**TASK DETAILS:** Where a line of the material contains the string "with", copy that line.

+===+

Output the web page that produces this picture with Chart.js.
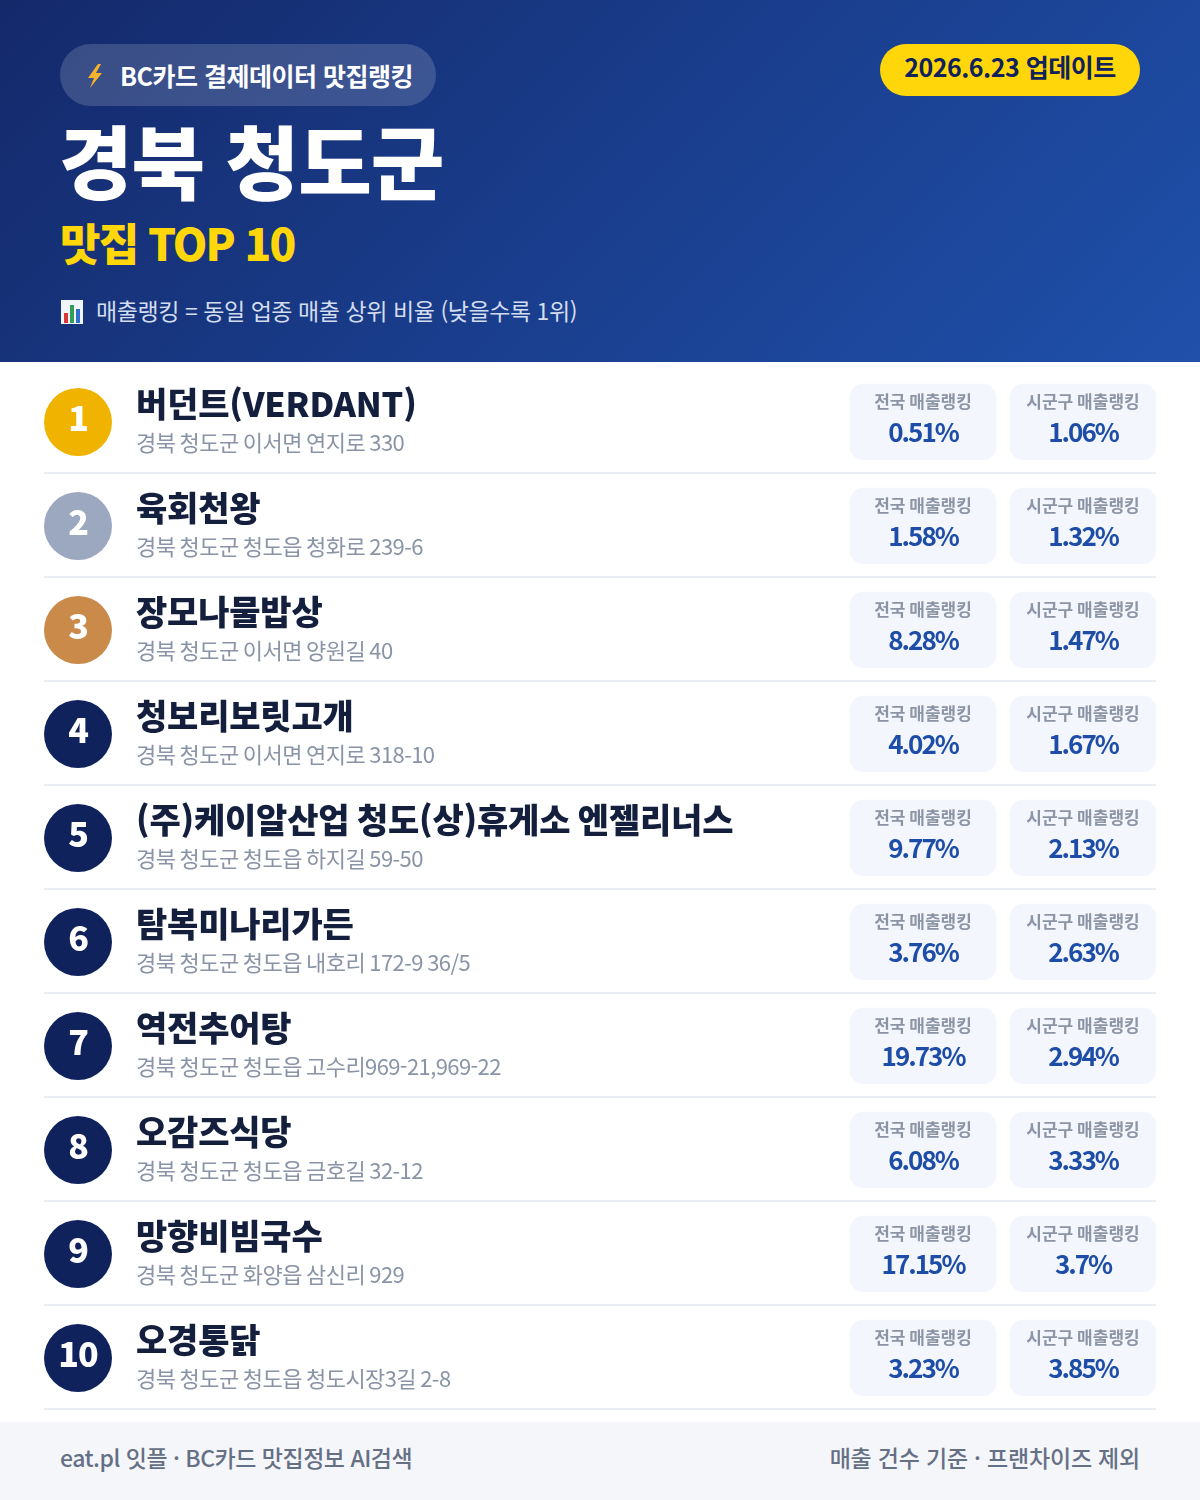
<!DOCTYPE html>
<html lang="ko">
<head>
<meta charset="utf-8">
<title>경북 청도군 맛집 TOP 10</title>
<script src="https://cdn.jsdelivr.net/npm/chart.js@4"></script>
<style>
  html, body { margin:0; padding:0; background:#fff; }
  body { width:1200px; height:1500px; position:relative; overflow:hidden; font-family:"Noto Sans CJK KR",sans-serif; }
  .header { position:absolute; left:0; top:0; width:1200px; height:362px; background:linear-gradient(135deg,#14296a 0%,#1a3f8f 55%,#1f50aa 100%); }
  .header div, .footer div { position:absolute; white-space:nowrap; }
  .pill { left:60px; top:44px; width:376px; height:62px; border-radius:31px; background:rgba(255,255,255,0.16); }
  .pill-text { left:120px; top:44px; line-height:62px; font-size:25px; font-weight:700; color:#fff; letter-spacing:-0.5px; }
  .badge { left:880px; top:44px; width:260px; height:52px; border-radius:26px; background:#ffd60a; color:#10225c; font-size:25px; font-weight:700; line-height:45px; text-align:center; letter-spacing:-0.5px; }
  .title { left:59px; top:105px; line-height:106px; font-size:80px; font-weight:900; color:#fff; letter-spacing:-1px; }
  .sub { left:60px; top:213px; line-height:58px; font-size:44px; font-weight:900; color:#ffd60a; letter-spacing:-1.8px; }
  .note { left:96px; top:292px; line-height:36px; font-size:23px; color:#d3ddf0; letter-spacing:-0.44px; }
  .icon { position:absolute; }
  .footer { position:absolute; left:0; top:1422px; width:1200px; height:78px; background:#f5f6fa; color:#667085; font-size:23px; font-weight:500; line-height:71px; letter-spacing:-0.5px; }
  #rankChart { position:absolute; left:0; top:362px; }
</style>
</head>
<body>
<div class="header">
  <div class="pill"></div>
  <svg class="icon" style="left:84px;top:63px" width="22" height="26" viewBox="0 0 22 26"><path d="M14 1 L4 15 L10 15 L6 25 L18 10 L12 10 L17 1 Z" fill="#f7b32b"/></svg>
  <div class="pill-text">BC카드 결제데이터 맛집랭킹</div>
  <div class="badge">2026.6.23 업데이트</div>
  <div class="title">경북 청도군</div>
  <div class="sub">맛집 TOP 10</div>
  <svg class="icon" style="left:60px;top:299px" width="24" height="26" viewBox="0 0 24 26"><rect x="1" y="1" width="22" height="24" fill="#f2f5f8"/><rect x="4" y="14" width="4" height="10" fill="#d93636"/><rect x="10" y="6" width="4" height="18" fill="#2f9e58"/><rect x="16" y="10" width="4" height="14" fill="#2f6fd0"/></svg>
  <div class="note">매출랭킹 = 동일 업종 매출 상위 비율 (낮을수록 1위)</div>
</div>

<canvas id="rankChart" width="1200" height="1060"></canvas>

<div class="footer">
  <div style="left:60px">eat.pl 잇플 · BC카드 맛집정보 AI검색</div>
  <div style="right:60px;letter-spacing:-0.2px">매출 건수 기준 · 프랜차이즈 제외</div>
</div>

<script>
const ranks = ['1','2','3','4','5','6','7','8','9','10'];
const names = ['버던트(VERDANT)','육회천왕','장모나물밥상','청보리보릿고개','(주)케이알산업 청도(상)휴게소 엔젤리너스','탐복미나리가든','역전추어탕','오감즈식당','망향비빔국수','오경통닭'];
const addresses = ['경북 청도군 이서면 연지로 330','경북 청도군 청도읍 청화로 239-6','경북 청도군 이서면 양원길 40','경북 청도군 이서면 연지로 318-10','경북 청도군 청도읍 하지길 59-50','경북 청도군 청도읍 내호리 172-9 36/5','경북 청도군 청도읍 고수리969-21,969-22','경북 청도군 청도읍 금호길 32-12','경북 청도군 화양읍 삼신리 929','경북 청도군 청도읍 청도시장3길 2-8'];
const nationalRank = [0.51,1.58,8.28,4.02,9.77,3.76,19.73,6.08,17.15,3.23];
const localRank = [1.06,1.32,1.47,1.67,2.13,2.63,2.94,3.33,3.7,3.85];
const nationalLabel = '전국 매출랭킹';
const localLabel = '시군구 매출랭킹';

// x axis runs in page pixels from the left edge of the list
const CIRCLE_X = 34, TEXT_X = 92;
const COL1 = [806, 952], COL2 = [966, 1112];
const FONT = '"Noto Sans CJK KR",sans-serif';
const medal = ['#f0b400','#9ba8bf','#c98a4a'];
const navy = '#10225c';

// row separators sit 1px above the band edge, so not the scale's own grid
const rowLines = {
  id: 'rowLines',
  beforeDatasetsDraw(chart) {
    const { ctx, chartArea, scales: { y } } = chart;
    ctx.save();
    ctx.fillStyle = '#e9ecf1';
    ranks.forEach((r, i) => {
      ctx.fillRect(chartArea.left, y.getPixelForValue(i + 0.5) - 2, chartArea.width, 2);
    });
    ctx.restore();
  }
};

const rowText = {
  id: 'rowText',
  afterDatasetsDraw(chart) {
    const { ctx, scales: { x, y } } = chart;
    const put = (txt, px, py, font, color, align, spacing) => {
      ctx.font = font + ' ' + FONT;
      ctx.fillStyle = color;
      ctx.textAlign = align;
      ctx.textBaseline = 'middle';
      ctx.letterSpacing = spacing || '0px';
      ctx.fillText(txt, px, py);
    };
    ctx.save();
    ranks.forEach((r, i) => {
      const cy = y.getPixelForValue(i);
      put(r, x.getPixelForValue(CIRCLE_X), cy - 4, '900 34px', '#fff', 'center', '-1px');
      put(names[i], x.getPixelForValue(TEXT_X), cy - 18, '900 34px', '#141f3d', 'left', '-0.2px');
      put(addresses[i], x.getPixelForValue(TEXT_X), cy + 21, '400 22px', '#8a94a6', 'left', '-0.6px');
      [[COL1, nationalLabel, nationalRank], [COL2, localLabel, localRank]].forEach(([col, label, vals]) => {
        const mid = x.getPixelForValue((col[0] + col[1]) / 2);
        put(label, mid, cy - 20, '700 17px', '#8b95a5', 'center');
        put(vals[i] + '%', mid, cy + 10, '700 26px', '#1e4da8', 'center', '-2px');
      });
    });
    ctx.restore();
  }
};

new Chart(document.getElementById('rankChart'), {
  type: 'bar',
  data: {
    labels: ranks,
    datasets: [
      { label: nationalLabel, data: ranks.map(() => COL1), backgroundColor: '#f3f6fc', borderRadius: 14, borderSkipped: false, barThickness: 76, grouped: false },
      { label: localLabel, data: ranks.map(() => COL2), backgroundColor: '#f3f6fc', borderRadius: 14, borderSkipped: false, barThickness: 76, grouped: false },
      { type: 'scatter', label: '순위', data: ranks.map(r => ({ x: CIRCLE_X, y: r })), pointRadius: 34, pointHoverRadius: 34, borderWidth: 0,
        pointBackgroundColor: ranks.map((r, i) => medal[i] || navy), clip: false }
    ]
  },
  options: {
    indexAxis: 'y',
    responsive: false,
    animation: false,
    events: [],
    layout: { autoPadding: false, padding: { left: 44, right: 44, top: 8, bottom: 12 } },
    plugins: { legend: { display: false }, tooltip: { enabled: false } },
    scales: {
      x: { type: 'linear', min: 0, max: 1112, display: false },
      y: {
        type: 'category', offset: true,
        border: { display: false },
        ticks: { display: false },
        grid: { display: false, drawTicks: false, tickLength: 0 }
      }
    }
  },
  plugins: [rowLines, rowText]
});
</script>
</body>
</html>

+===+

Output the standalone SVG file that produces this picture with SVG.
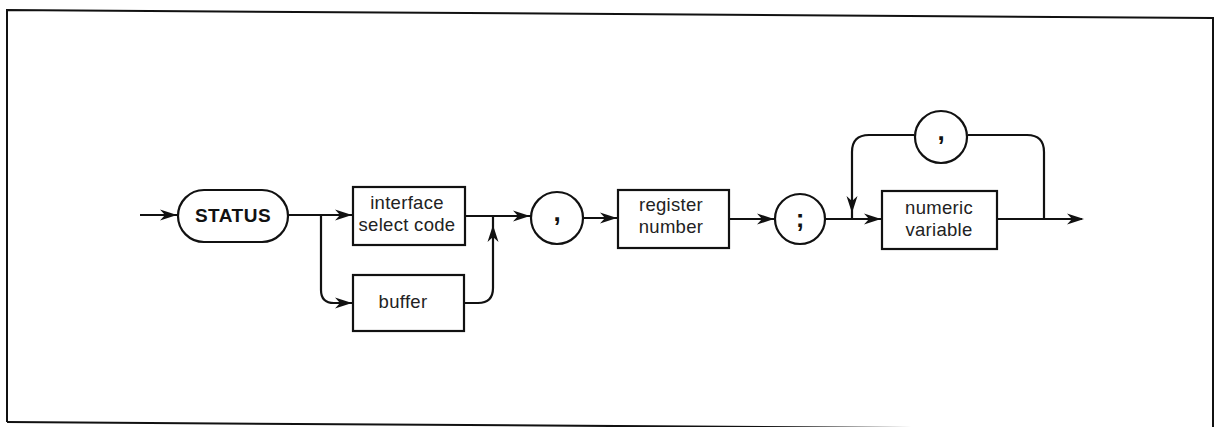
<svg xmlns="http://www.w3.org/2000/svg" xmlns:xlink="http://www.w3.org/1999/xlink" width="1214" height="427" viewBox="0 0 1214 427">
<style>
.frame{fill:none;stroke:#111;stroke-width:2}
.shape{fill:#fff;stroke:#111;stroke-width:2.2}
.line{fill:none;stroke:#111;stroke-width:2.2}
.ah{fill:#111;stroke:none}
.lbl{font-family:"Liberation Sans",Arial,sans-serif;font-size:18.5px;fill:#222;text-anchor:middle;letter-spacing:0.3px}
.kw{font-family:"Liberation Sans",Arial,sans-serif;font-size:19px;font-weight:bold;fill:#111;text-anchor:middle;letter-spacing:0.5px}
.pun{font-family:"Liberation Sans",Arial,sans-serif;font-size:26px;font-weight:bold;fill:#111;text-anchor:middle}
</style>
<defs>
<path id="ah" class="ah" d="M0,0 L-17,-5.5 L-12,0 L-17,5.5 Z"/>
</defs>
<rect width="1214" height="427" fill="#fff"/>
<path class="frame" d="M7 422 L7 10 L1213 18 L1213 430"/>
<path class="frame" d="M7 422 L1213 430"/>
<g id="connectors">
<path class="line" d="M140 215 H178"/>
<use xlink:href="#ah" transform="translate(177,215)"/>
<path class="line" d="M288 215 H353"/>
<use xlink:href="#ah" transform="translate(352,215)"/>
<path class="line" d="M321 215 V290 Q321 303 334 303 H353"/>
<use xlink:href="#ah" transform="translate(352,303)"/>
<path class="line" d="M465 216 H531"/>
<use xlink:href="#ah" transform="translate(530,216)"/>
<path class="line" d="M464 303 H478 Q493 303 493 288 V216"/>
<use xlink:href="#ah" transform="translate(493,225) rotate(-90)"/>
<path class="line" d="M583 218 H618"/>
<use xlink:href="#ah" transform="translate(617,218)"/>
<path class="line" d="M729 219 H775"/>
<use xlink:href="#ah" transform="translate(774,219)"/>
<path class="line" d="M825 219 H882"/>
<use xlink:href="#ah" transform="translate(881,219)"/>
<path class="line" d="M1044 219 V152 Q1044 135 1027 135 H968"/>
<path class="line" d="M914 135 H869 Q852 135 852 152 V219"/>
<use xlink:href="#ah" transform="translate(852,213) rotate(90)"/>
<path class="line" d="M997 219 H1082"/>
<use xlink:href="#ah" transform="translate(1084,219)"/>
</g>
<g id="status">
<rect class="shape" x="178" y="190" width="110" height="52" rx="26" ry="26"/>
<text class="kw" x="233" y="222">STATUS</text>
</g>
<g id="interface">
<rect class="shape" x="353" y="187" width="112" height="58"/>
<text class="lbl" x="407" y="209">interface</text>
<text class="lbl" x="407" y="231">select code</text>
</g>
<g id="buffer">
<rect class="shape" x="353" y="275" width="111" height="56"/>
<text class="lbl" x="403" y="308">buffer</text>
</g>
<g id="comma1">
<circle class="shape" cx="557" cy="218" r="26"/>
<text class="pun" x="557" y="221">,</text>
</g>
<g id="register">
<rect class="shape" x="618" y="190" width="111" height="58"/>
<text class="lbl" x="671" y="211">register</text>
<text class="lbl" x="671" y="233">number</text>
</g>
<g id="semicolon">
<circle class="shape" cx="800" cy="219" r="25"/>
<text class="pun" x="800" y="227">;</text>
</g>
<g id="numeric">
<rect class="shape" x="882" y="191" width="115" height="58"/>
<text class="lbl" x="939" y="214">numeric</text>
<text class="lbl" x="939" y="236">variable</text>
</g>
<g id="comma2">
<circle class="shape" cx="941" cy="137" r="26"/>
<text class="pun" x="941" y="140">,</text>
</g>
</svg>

+===+

**RESPONSE BELOW:**
Output the web page that produces this picture with Chart.js.
Output the standalone SVG file that produces this picture with SVG.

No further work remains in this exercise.